» MATERIAL PROVIDED:
^^^^

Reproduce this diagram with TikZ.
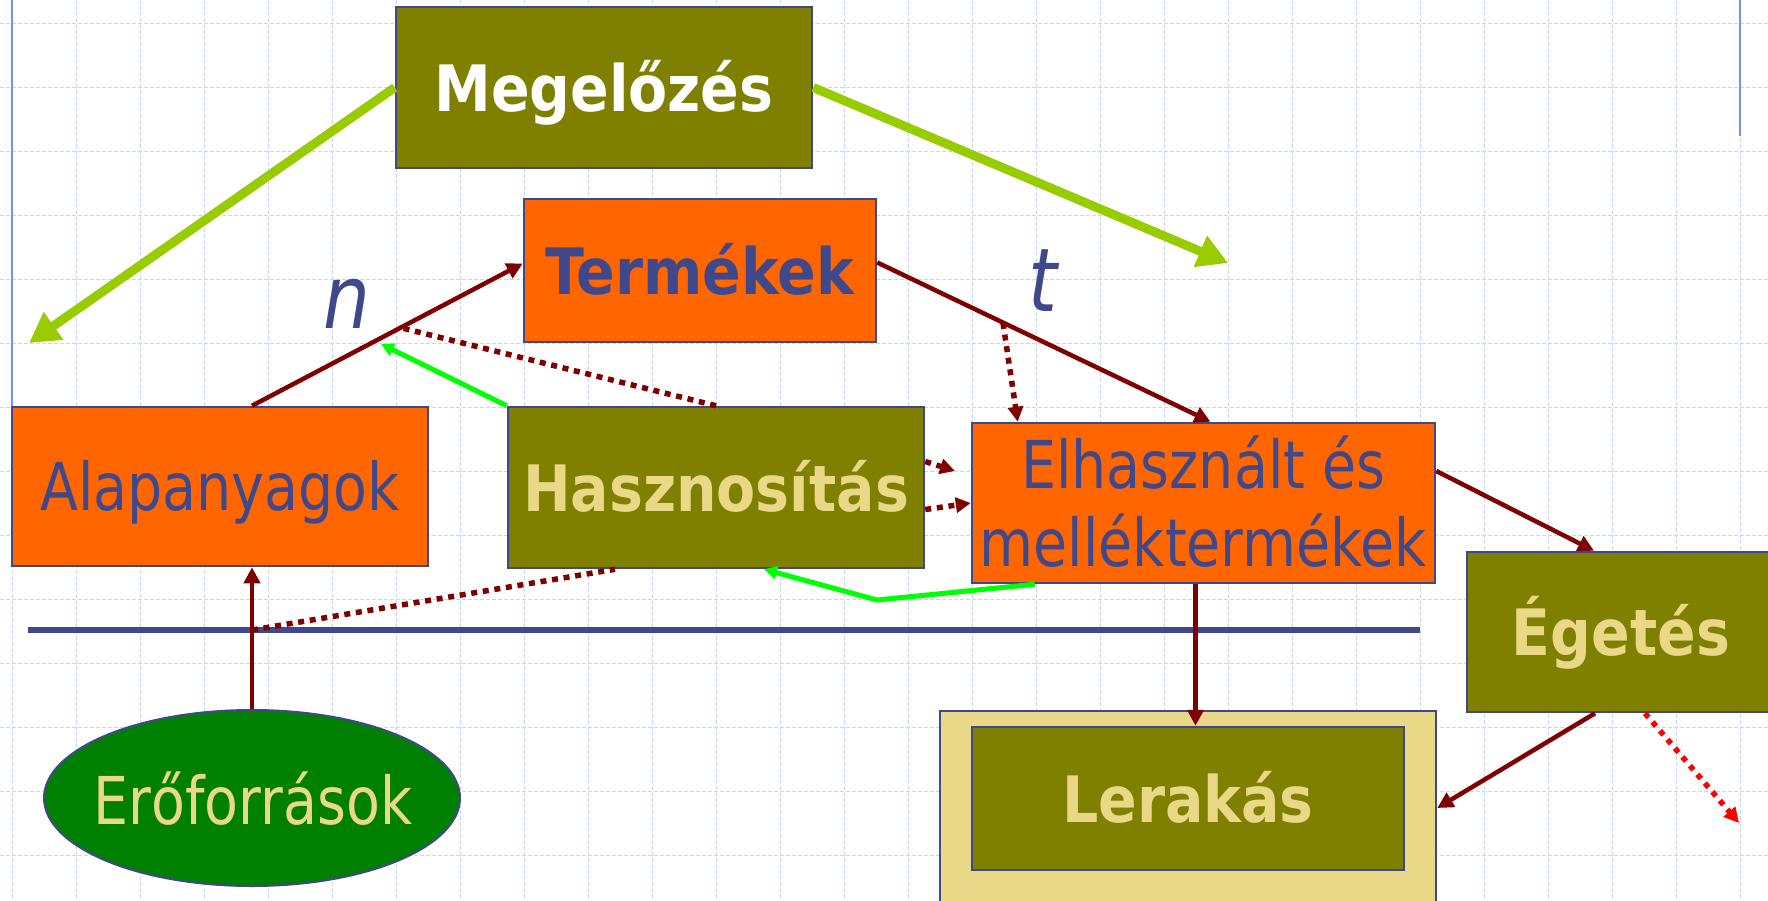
\documentclass[tikz,border=0pt]{standalone}
\usepackage{fontspec}
\newfontfamily\plainface[FakeStretch=0.84]{DejaVu Sans}
\newfontfamily\boldface[FakeStretch=0.89]{DejaVu Sans}
\usetikzlibrary{arrows.meta,shapes.geometric,calc}

\definecolor{olivefill}{HTML}{808000}
\definecolor{orangefill}{HTML}{FF6600}
\definecolor{inkblue}{HTML}{40488C}
\definecolor{sand}{HTML}{E8D888}
\definecolor{darkred}{HTML}{800000}
\definecolor{leafgreen}{HTML}{99CC00}
\definecolor{brightgreen}{HTML}{00FF00}
\definecolor{forest}{HTML}{008000}
\definecolor{gridblue}{HTML}{C8D6F6}
\definecolor{railblue}{HTML}{7890F0}

\tikzset{
  box/.style={draw=inkblue, line width=2.5pt, inner sep=0pt},
  olivebox/.style={box, fill=olivefill},
  orangebox/.style={box, fill=orangefill},
  plaintext/.style={font=\plainface\fontsize{66}{78}\selectfont, text=inkblue,
    text height=48pt, text depth=0pt},
  boldtext/.style={font=\boldface\bfseries\fontsize{64}{76}\selectfont,
    text height=47pt, text depth=0pt},
  slanttext/.style={font=\plainface\itshape\fontsize{88}{100}\selectfont,
    text=inkblue, inner sep=0pt, anchor=base},
  gridline/.style={draw=gridblue, line width=1pt, dash pattern=on 4pt off 2pt},
  rail/.style={draw=railblue, line width=2pt},
  sepline/.style={draw=inkblue, line width=5.5pt},
  flow/.style={draw=darkred, line width=4.5pt, -{Triangle[length=16pt,width=16pt]}},
  dotline/.style={draw=darkred, line width=5.5pt, dash pattern=on 6pt off 5.7pt},
  dotarrow/.style={dotline, -{Triangle[length=15pt,width=15pt]}},
  reddots/.style={draw=red, line width=5.5pt, dash pattern=on 5.5pt off 6pt,
    -{Triangle[length=15pt,width=15pt]}},
  bigarrow/.style={draw=leafgreen, line width=9pt, -{Triangle[length=30pt,width=32pt]}},
  limearrow/.style={draw=brightgreen, line width=5pt, -{Triangle[length=13pt,width=13pt]}},
}

\begin{document}
\begin{tikzpicture}[x=1pt, y=-1pt]
  % page frame and background
  \path[use as bounding box, clip] (0,0) rectangle (1768,900);
  \fill[white] (0,0) rectangle (1768,900);

  % dashed background grid
  \foreach \i in {0,...,27} \draw[gridline] ({12+64*\i},0) -- ({12+64*\i},900);
  \foreach \j in {0,...,13} \draw[gridline] (0,{23+64*\j}) -- (1768,{23+64*\j});

  % side rails
  \draw[rail] (12,0) -- (12,407);
  \draw[rail] (1740,0) -- (1740,136);

  % separator line
  \coordinate (sepL) at (28,630);
  \coordinate (sepR) at (1420,630);
  \draw[sepline] (sepL) -- (sepR);

  % boxes
  \node[olivebox, minimum width=416pt, minimum height=161pt, boldtext, text=white]
    (meg) at (604,87.5) {Megelőzés};
  \node[orangebox, minimum width=352pt, minimum height=143pt, boldtext, text=inkblue]
    (term) at (700,270.5) {Termékek};
  \node[orangebox, minimum width=416pt, minimum height=159pt, plaintext]
    (alap) at (220,486.5) {Alapanyagok};
  \node[olivebox, minimum width=416pt, minimum height=161pt, boldtext, text=sand]
    (hasz) at (716,487.5) {Hasznosítás};
  \node[orangebox, minimum width=463pt, minimum height=160pt, plaintext, align=center,
    text height=126pt] (elh) at (1203.5,503) {Elhasznált és\\melléktermékek};
  \node[olivebox, minimum width=308pt, minimum height=160pt, boldtext, text=sand]
    (eget) at (1621,632) {Égetés};
  \node[box, fill=sand, minimum width=496pt, minimum height=194pt]
    (lerbase) at (1188,808) {};
  \node[olivebox, minimum width=432pt, minimum height=143pt, boldtext, text=sand]
    (ler) at (1188,798.5) {Lerakás};
  \node[ellipse, draw=inkblue, line width=2pt, fill=forest, inner sep=0pt,
    minimum width=416pt, minimum height=176pt] (ero) at (252,798) {};
  \node[plaintext, text=sand, inner sep=0pt] (erotxt) at (253,800) {Erőforrások};

  % labels
  \node[slanttext] (nlab) at (347,328) {n};
  \node[slanttext] (tlab) at (1043,311) {t};

  % free ends
  \coordinate (tipA) at (29,343);
  \coordinate (tipB) at (1228,263);
  \coordinate (tipC) at (1739,823);
  \coordinate (tipD) at (381,344);
  \coordinate (tipE) at (955,471);
  \coordinate (nmeet) at (398,327);
  \coordinate (tmeet) at (1003,323);
  \coordinate (bend) at (877,600);
  \coordinate (junction) at (ero.north |- sepL);

  % prevention arrows
  \draw[bigarrow] (meg.west) -- (tipA);
  \draw[bigarrow] (meg.east) -- (tipB);

  % material flow
  \draw[flow] (ero.north) -- (ero.north |- alap.south);
  \draw[flow] (ero.north |- alap.north) -- ([yshift=7]term.west);
  \draw[flow] ([yshift=8]term.east) -- ([xshift=7]elh.north);
  \draw[flow] ([yshift=32]elh.east) -- ([xshift=-27]eget.north);
  \draw[flow] ([xshift=-8]elh.south) -- ([xshift=-8]elh.south |- ler.north);
  \draw[flow] ([xshift=-26]eget.south) -- (lerbase.east);
  \draw[reddots] ([xshift=24]eget.south) -- (tipC);

  % recovery links
  \draw[dotline] (junction) -- ([xshift=-101]hasz.south);
  \draw[dotline] (hasz.north) -- (nmeet);
  \draw[limearrow] (hasz.north west) -- (tipD);
  \draw[dotarrow] (tmeet) -- ([xshift=47]elh.north west);
  \draw[dotarrow] ([yshift=26]hasz.east) -- (tipE);
  \draw[dotarrow] ([yshift=-22]hasz.east) -- (elh.west);
  \draw[limearrow] ([xshift=64]elh.south west) -- (bend) -- ([xshift=48]hasz.south);
\end{tikzpicture}
\end{document}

^^^^

» THE EXERCISE: Set the pictures aside and transcribe the data above exactly.

» FULL RESPONSE:
Reproduce this diagram with TikZ.
\documentclass[tikz,border=0pt]{standalone}
\usepackage{fontspec}
\newfontfamily\plainface[FakeStretch=0.84]{DejaVu Sans}
\newfontfamily\boldface[FakeStretch=0.89]{DejaVu Sans}
\usetikzlibrary{arrows.meta,shapes.geometric,calc}

\definecolor{olivefill}{HTML}{808000}
\definecolor{orangefill}{HTML}{FF6600}
\definecolor{inkblue}{HTML}{40488C}
\definecolor{sand}{HTML}{E8D888}
\definecolor{darkred}{HTML}{800000}
\definecolor{leafgreen}{HTML}{99CC00}
\definecolor{brightgreen}{HTML}{00FF00}
\definecolor{forest}{HTML}{008000}
\definecolor{gridblue}{HTML}{C8D6F6}
\definecolor{railblue}{HTML}{7890F0}

\tikzset{
  box/.style={draw=inkblue, line width=2.5pt, inner sep=0pt},
  olivebox/.style={box, fill=olivefill},
  orangebox/.style={box, fill=orangefill},
  plaintext/.style={font=\plainface\fontsize{66}{78}\selectfont, text=inkblue,
    text height=48pt, text depth=0pt},
  boldtext/.style={font=\boldface\bfseries\fontsize{64}{76}\selectfont,
    text height=47pt, text depth=0pt},
  slanttext/.style={font=\plainface\itshape\fontsize{88}{100}\selectfont,
    text=inkblue, inner sep=0pt, anchor=base},
  gridline/.style={draw=gridblue, line width=1pt, dash pattern=on 4pt off 2pt},
  rail/.style={draw=railblue, line width=2pt},
  sepline/.style={draw=inkblue, line width=5.5pt},
  flow/.style={draw=darkred, line width=4.5pt, -{Triangle[length=16pt,width=16pt]}},
  dotline/.style={draw=darkred, line width=5.5pt, dash pattern=on 6pt off 5.7pt},
  dotarrow/.style={dotline, -{Triangle[length=15pt,width=15pt]}},
  reddots/.style={draw=red, line width=5.5pt, dash pattern=on 5.5pt off 6pt,
    -{Triangle[length=15pt,width=15pt]}},
  bigarrow/.style={draw=leafgreen, line width=9pt, -{Triangle[length=30pt,width=32pt]}},
  limearrow/.style={draw=brightgreen, line width=5pt, -{Triangle[length=13pt,width=13pt]}},
}

\begin{document}
\begin{tikzpicture}[x=1pt, y=-1pt]
  % page frame and background
  \path[use as bounding box, clip] (0,0) rectangle (1768,900);
  \fill[white] (0,0) rectangle (1768,900);

  % dashed background grid
  \foreach \i in {0,...,27} \draw[gridline] ({12+64*\i},0) -- ({12+64*\i},900);
  \foreach \j in {0,...,13} \draw[gridline] (0,{23+64*\j}) -- (1768,{23+64*\j});

  % side rails
  \draw[rail] (12,0) -- (12,407);
  \draw[rail] (1740,0) -- (1740,136);

  % separator line
  \coordinate (sepL) at (28,630);
  \coordinate (sepR) at (1420,630);
  \draw[sepline] (sepL) -- (sepR);

  % boxes
  \node[olivebox, minimum width=416pt, minimum height=161pt, boldtext, text=white]
    (meg) at (604,87.5) {Megelőzés};
  \node[orangebox, minimum width=352pt, minimum height=143pt, boldtext, text=inkblue]
    (term) at (700,270.5) {Termékek};
  \node[orangebox, minimum width=416pt, minimum height=159pt, plaintext]
    (alap) at (220,486.5) {Alapanyagok};
  \node[olivebox, minimum width=416pt, minimum height=161pt, boldtext, text=sand]
    (hasz) at (716,487.5) {Hasznosítás};
  \node[orangebox, minimum width=463pt, minimum height=160pt, plaintext, align=center,
    text height=126pt] (elh) at (1203.5,503) {Elhasznált és\\melléktermékek};
  \node[olivebox, minimum width=308pt, minimum height=160pt, boldtext, text=sand]
    (eget) at (1621,632) {Égetés};
  \node[box, fill=sand, minimum width=496pt, minimum height=194pt]
    (lerbase) at (1188,808) {};
  \node[olivebox, minimum width=432pt, minimum height=143pt, boldtext, text=sand]
    (ler) at (1188,798.5) {Lerakás};
  \node[ellipse, draw=inkblue, line width=2pt, fill=forest, inner sep=0pt,
    minimum width=416pt, minimum height=176pt] (ero) at (252,798) {};
  \node[plaintext, text=sand, inner sep=0pt] (erotxt) at (253,800) {Erőforrások};

  % labels
  \node[slanttext] (nlab) at (347,328) {n};
  \node[slanttext] (tlab) at (1043,311) {t};

  % free ends
  \coordinate (tipA) at (29,343);
  \coordinate (tipB) at (1228,263);
  \coordinate (tipC) at (1739,823);
  \coordinate (tipD) at (381,344);
  \coordinate (tipE) at (955,471);
  \coordinate (nmeet) at (398,327);
  \coordinate (tmeet) at (1003,323);
  \coordinate (bend) at (877,600);
  \coordinate (junction) at (ero.north |- sepL);

  % prevention arrows
  \draw[bigarrow] (meg.west) -- (tipA);
  \draw[bigarrow] (meg.east) -- (tipB);

  % material flow
  \draw[flow] (ero.north) -- (ero.north |- alap.south);
  \draw[flow] (ero.north |- alap.north) -- ([yshift=7]term.west);
  \draw[flow] ([yshift=8]term.east) -- ([xshift=7]elh.north);
  \draw[flow] ([yshift=32]elh.east) -- ([xshift=-27]eget.north);
  \draw[flow] ([xshift=-8]elh.south) -- ([xshift=-8]elh.south |- ler.north);
  \draw[flow] ([xshift=-26]eget.south) -- (lerbase.east);
  \draw[reddots] ([xshift=24]eget.south) -- (tipC);

  % recovery links
  \draw[dotline] (junction) -- ([xshift=-101]hasz.south);
  \draw[dotline] (hasz.north) -- (nmeet);
  \draw[limearrow] (hasz.north west) -- (tipD);
  \draw[dotarrow] (tmeet) -- ([xshift=47]elh.north west);
  \draw[dotarrow] ([yshift=26]hasz.east) -- (tipE);
  \draw[dotarrow] ([yshift=-22]hasz.east) -- (elh.west);
  \draw[limearrow] ([xshift=64]elh.south west) -- (bend) -- ([xshift=48]hasz.south);
\end{tikzpicture}
\end{document}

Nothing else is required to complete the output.